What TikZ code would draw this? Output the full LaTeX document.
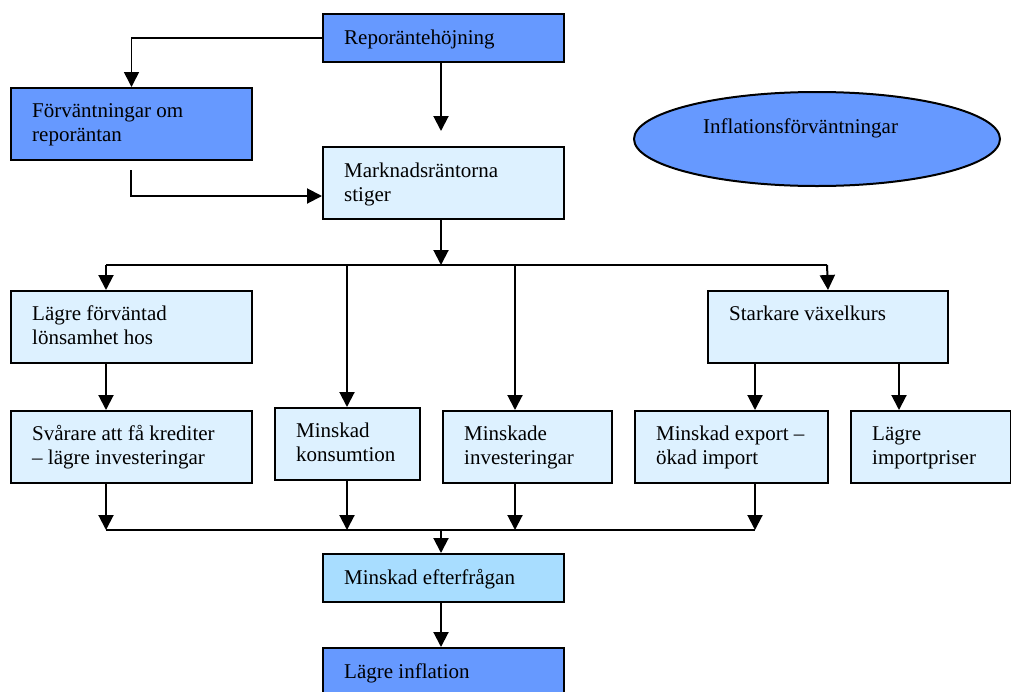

...

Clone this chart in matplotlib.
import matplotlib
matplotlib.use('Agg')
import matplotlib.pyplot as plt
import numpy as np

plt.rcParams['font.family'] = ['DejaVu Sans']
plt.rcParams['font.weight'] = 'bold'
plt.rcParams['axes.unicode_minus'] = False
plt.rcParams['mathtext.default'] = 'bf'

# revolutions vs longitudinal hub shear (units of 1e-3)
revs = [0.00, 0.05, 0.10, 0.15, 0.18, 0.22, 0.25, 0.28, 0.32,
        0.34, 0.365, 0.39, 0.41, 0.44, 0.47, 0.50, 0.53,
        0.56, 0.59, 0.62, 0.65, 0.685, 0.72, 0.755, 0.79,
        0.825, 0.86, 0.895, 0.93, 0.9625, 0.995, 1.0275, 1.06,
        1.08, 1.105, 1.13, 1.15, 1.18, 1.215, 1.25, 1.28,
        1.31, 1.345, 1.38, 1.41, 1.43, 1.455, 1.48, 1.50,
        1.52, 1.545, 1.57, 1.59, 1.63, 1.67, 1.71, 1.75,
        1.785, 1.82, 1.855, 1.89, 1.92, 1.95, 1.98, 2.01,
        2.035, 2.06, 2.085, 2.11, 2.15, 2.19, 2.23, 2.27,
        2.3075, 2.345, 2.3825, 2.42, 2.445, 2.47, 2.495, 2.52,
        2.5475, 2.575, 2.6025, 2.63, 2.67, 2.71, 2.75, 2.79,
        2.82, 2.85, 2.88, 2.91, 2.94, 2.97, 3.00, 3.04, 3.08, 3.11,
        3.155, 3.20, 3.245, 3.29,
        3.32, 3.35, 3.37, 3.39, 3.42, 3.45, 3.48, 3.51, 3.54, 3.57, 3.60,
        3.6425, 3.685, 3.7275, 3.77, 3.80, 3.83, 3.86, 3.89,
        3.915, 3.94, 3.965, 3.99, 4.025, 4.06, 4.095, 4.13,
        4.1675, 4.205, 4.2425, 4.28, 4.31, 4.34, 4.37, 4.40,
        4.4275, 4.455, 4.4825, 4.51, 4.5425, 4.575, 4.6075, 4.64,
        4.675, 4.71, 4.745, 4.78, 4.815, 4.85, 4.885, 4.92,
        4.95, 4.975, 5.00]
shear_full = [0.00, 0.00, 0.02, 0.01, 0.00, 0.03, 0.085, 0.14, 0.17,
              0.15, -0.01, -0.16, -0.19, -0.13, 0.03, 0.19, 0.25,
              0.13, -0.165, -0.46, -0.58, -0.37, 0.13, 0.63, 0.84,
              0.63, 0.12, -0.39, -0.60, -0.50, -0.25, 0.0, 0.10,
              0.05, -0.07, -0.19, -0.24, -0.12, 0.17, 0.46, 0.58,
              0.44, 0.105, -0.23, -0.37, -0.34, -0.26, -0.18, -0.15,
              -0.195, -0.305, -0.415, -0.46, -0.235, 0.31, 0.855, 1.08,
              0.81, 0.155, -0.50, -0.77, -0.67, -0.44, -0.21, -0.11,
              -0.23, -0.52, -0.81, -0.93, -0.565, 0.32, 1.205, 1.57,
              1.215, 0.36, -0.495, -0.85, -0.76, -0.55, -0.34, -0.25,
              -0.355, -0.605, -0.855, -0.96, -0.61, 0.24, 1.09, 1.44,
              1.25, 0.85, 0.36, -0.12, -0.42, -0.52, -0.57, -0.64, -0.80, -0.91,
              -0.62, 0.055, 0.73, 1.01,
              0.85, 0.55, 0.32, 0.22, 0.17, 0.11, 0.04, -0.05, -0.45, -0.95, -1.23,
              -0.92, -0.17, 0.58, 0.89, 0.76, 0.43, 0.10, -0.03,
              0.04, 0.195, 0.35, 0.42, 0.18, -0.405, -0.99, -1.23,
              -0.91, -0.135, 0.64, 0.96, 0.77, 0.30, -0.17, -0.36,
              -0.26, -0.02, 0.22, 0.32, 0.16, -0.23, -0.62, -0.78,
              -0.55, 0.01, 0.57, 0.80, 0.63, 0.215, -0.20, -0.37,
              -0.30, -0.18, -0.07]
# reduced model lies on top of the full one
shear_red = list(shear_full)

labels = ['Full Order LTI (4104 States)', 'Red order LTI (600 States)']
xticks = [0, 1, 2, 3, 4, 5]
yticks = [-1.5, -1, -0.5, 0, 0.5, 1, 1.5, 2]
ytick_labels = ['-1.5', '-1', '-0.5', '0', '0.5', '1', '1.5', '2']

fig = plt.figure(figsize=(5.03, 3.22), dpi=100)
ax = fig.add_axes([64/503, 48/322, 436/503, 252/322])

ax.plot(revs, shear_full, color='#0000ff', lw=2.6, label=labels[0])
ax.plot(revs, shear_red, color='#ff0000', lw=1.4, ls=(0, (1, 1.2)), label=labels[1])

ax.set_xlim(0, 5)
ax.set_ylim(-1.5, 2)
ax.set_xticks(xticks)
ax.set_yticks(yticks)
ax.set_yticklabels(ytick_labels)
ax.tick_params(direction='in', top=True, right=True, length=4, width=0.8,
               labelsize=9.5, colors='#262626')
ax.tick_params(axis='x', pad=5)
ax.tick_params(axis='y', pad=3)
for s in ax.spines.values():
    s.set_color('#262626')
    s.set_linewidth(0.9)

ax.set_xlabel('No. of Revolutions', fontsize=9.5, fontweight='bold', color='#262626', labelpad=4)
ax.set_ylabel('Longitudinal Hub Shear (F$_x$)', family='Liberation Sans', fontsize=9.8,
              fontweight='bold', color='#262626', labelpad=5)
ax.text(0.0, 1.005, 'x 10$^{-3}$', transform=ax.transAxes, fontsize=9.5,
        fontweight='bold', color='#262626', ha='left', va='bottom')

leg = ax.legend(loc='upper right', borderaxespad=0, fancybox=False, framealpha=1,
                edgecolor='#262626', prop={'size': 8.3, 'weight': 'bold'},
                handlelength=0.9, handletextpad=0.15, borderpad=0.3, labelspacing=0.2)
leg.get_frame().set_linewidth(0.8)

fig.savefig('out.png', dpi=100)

Set task:
Identify each line containing the string "this" and copy it out.

Expected output:
What TikZ code would draw this? Output the full LaTeX document.
Clone this chart in matplotlib.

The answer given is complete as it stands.